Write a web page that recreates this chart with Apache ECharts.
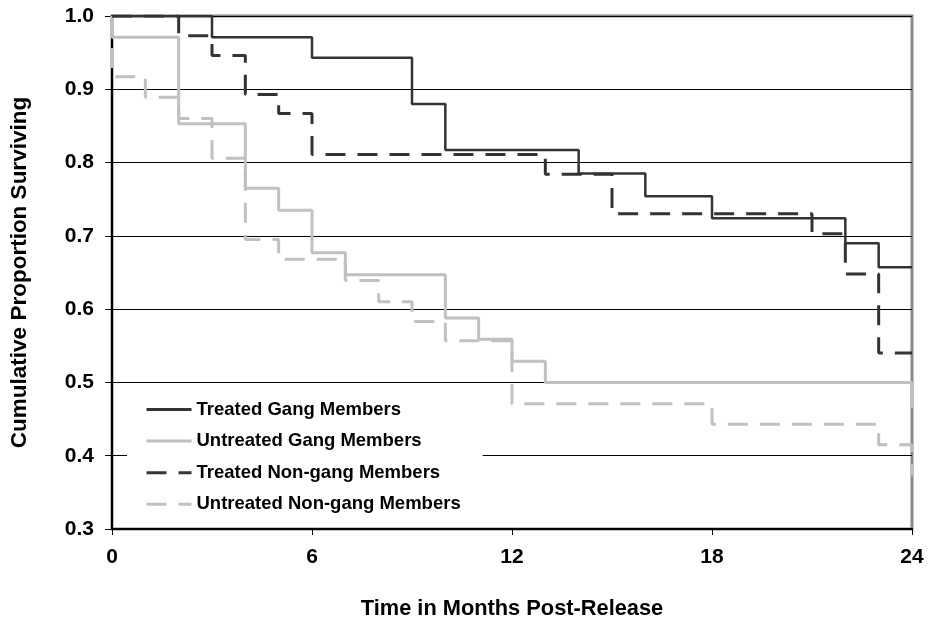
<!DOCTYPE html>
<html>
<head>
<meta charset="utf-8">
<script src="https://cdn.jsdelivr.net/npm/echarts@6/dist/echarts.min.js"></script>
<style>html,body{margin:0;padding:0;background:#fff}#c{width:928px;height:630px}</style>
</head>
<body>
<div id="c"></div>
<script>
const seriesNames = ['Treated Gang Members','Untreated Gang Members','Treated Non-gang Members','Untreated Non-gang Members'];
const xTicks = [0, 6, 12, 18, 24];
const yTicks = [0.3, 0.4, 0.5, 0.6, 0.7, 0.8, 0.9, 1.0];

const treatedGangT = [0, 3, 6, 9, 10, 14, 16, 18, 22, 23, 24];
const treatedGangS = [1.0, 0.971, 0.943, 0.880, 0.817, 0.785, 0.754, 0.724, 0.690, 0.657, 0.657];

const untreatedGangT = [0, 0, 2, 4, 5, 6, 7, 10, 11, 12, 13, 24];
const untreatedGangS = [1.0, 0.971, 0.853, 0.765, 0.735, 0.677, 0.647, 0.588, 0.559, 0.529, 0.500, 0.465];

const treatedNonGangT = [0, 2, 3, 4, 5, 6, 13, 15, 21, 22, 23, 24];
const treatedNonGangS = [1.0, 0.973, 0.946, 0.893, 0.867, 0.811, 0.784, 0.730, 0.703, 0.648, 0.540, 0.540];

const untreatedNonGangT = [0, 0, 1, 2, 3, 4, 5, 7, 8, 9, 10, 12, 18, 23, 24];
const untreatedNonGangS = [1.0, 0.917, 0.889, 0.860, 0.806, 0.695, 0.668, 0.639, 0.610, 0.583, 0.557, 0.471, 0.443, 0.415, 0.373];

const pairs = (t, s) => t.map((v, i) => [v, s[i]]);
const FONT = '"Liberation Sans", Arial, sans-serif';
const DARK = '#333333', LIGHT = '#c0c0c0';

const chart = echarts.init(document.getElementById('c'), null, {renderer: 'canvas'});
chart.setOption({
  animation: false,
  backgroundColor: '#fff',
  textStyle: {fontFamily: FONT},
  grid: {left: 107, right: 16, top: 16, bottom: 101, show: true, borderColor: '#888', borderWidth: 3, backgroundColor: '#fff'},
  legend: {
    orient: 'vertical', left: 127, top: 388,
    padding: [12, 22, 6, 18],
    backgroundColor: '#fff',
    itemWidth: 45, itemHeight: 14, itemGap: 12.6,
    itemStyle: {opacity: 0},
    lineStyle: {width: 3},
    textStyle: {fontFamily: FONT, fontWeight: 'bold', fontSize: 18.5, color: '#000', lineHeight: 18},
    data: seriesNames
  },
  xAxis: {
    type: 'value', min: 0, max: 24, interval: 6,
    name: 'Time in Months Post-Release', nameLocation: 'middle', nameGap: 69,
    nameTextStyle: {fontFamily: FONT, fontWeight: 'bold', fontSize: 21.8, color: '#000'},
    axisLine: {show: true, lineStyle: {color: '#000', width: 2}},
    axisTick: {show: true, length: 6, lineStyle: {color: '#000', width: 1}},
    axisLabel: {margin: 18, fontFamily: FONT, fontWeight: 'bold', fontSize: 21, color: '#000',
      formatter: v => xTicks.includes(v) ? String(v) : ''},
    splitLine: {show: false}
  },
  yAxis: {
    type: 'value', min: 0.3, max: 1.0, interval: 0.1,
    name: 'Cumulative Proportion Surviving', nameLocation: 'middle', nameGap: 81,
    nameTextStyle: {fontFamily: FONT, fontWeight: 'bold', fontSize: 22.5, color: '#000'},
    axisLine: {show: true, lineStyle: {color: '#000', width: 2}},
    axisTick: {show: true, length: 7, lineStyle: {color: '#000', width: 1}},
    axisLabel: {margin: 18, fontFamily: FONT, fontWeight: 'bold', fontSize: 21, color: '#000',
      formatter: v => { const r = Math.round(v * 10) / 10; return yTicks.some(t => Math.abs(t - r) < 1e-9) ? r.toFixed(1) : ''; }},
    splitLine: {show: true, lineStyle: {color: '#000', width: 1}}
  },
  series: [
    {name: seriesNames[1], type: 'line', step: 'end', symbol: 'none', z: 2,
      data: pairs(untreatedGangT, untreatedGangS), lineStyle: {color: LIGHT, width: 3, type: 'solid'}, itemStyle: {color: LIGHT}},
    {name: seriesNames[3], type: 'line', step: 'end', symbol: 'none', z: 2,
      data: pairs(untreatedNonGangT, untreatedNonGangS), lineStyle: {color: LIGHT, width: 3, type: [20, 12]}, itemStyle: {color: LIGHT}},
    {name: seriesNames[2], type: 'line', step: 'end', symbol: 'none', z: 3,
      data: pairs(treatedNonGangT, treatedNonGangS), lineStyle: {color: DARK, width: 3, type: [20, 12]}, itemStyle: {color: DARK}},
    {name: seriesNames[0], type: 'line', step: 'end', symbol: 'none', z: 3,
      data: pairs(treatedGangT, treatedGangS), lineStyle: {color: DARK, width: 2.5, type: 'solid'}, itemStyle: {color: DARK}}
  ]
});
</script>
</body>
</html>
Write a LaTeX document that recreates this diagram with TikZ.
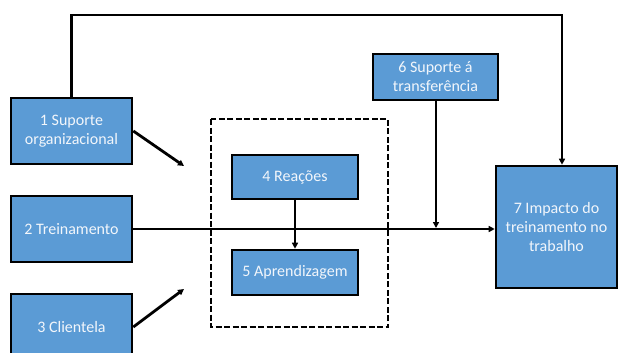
-------------------------
* [Work to complete]: In the material above, show every line where the word "with" turns up.

* [Exercise response]:
Write a web page that recreates this chart with Apache ECharts.
Write a LaTeX document that recreates this diagram with TikZ.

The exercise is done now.